* _What to produce_: The data below is to be returned in full and exactly.

────────

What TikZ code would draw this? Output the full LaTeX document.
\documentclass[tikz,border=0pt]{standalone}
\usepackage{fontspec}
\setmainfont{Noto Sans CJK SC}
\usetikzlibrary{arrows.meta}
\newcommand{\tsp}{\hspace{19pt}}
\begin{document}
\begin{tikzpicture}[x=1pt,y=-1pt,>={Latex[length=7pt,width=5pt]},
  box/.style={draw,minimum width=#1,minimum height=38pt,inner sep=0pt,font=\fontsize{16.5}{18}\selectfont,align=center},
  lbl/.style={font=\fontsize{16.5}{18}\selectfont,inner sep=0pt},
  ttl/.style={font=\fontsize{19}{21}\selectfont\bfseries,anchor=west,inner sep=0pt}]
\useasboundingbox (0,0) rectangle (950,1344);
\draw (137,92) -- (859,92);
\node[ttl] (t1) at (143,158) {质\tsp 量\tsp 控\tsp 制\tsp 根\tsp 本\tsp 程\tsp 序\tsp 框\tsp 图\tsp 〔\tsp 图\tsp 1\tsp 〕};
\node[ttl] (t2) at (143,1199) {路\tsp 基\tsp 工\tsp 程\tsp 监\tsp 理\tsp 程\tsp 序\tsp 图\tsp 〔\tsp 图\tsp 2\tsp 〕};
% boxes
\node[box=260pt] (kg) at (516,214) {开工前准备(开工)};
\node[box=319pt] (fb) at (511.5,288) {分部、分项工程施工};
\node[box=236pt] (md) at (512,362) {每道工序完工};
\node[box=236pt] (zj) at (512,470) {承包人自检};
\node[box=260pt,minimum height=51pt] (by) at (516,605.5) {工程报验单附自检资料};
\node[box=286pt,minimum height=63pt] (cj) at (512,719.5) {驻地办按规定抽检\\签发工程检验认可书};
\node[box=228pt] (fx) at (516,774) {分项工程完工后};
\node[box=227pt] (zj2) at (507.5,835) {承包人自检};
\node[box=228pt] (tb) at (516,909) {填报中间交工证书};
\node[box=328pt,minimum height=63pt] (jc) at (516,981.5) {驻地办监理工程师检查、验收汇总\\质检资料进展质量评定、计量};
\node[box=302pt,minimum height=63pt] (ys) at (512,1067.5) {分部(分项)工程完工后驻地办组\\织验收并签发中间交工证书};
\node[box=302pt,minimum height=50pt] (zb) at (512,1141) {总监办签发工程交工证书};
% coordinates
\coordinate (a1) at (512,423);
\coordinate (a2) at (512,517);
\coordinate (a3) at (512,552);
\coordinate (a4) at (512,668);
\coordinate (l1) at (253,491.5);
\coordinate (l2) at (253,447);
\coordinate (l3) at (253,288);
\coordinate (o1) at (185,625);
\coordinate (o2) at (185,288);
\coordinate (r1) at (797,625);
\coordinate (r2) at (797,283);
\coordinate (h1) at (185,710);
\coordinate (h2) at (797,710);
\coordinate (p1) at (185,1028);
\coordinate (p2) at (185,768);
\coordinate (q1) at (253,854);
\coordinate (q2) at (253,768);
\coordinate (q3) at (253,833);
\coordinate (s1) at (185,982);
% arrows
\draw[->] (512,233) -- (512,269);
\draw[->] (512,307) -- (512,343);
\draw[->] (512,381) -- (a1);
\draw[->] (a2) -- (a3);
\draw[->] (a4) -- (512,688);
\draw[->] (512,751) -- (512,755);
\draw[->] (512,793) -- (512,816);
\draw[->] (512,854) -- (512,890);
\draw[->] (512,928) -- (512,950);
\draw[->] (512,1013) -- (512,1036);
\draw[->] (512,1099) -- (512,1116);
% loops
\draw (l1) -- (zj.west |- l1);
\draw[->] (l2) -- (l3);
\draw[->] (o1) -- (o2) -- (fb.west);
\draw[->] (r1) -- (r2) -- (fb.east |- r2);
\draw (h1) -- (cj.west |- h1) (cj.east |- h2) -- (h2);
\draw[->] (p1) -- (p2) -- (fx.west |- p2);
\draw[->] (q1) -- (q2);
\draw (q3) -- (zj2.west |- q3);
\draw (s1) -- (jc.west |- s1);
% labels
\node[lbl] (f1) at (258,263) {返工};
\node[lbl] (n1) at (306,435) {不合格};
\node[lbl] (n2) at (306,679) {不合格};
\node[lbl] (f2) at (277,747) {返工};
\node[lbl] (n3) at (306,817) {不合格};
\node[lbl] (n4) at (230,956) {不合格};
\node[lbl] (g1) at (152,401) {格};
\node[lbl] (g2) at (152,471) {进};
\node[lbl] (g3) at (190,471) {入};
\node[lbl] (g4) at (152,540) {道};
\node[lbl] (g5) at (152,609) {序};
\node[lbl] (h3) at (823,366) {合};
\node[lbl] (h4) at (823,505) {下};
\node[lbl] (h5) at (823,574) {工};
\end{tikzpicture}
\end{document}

────────

* _Expected answer_:
What TikZ code would draw this? Output the full LaTeX document.
\documentclass[tikz,border=0pt]{standalone}
\usepackage{fontspec}
\setmainfont{Noto Sans CJK SC}
\usetikzlibrary{arrows.meta}
\newcommand{\tsp}{\hspace{19pt}}
\begin{document}
\begin{tikzpicture}[x=1pt,y=-1pt,>={Latex[length=7pt,width=5pt]},
  box/.style={draw,minimum width=#1,minimum height=38pt,inner sep=0pt,font=\fontsize{16.5}{18}\selectfont,align=center},
  lbl/.style={font=\fontsize{16.5}{18}\selectfont,inner sep=0pt},
  ttl/.style={font=\fontsize{19}{21}\selectfont\bfseries,anchor=west,inner sep=0pt}]
\useasboundingbox (0,0) rectangle (950,1344);
\draw (137,92) -- (859,92);
\node[ttl] (t1) at (143,158) {质\tsp 量\tsp 控\tsp 制\tsp 根\tsp 本\tsp 程\tsp 序\tsp 框\tsp 图\tsp 〔\tsp 图\tsp 1\tsp 〕};
\node[ttl] (t2) at (143,1199) {路\tsp 基\tsp 工\tsp 程\tsp 监\tsp 理\tsp 程\tsp 序\tsp 图\tsp 〔\tsp 图\tsp 2\tsp 〕};
% boxes
\node[box=260pt] (kg) at (516,214) {开工前准备(开工)};
\node[box=319pt] (fb) at (511.5,288) {分部、分项工程施工};
\node[box=236pt] (md) at (512,362) {每道工序完工};
\node[box=236pt] (zj) at (512,470) {承包人自检};
\node[box=260pt,minimum height=51pt] (by) at (516,605.5) {工程报验单附自检资料};
\node[box=286pt,minimum height=63pt] (cj) at (512,719.5) {驻地办按规定抽检\\签发工程检验认可书};
\node[box=228pt] (fx) at (516,774) {分项工程完工后};
\node[box=227pt] (zj2) at (507.5,835) {承包人自检};
\node[box=228pt] (tb) at (516,909) {填报中间交工证书};
\node[box=328pt,minimum height=63pt] (jc) at (516,981.5) {驻地办监理工程师检查、验收汇总\\质检资料进展质量评定、计量};
\node[box=302pt,minimum height=63pt] (ys) at (512,1067.5) {分部(分项)工程完工后驻地办组\\织验收并签发中间交工证书};
\node[box=302pt,minimum height=50pt] (zb) at (512,1141) {总监办签发工程交工证书};
% coordinates
\coordinate (a1) at (512,423);
\coordinate (a2) at (512,517);
\coordinate (a3) at (512,552);
\coordinate (a4) at (512,668);
\coordinate (l1) at (253,491.5);
\coordinate (l2) at (253,447);
\coordinate (l3) at (253,288);
\coordinate (o1) at (185,625);
\coordinate (o2) at (185,288);
\coordinate (r1) at (797,625);
\coordinate (r2) at (797,283);
\coordinate (h1) at (185,710);
\coordinate (h2) at (797,710);
\coordinate (p1) at (185,1028);
\coordinate (p2) at (185,768);
\coordinate (q1) at (253,854);
\coordinate (q2) at (253,768);
\coordinate (q3) at (253,833);
\coordinate (s1) at (185,982);
% arrows
\draw[->] (512,233) -- (512,269);
\draw[->] (512,307) -- (512,343);
\draw[->] (512,381) -- (a1);
\draw[->] (a2) -- (a3);
\draw[->] (a4) -- (512,688);
\draw[->] (512,751) -- (512,755);
\draw[->] (512,793) -- (512,816);
\draw[->] (512,854) -- (512,890);
\draw[->] (512,928) -- (512,950);
\draw[->] (512,1013) -- (512,1036);
\draw[->] (512,1099) -- (512,1116);
% loops
\draw (l1) -- (zj.west |- l1);
\draw[->] (l2) -- (l3);
\draw[->] (o1) -- (o2) -- (fb.west);
\draw[->] (r1) -- (r2) -- (fb.east |- r2);
\draw (h1) -- (cj.west |- h1) (cj.east |- h2) -- (h2);
\draw[->] (p1) -- (p2) -- (fx.west |- p2);
\draw[->] (q1) -- (q2);
\draw (q3) -- (zj2.west |- q3);
\draw (s1) -- (jc.west |- s1);
% labels
\node[lbl] (f1) at (258,263) {返工};
\node[lbl] (n1) at (306,435) {不合格};
\node[lbl] (n2) at (306,679) {不合格};
\node[lbl] (f2) at (277,747) {返工};
\node[lbl] (n3) at (306,817) {不合格};
\node[lbl] (n4) at (230,956) {不合格};
\node[lbl] (g1) at (152,401) {格};
\node[lbl] (g2) at (152,471) {进};
\node[lbl] (g3) at (190,471) {入};
\node[lbl] (g4) at (152,540) {道};
\node[lbl] (g5) at (152,609) {序};
\node[lbl] (h3) at (823,366) {合};
\node[lbl] (h4) at (823,505) {下};
\node[lbl] (h5) at (823,574) {工};
\end{tikzpicture}
\end{document}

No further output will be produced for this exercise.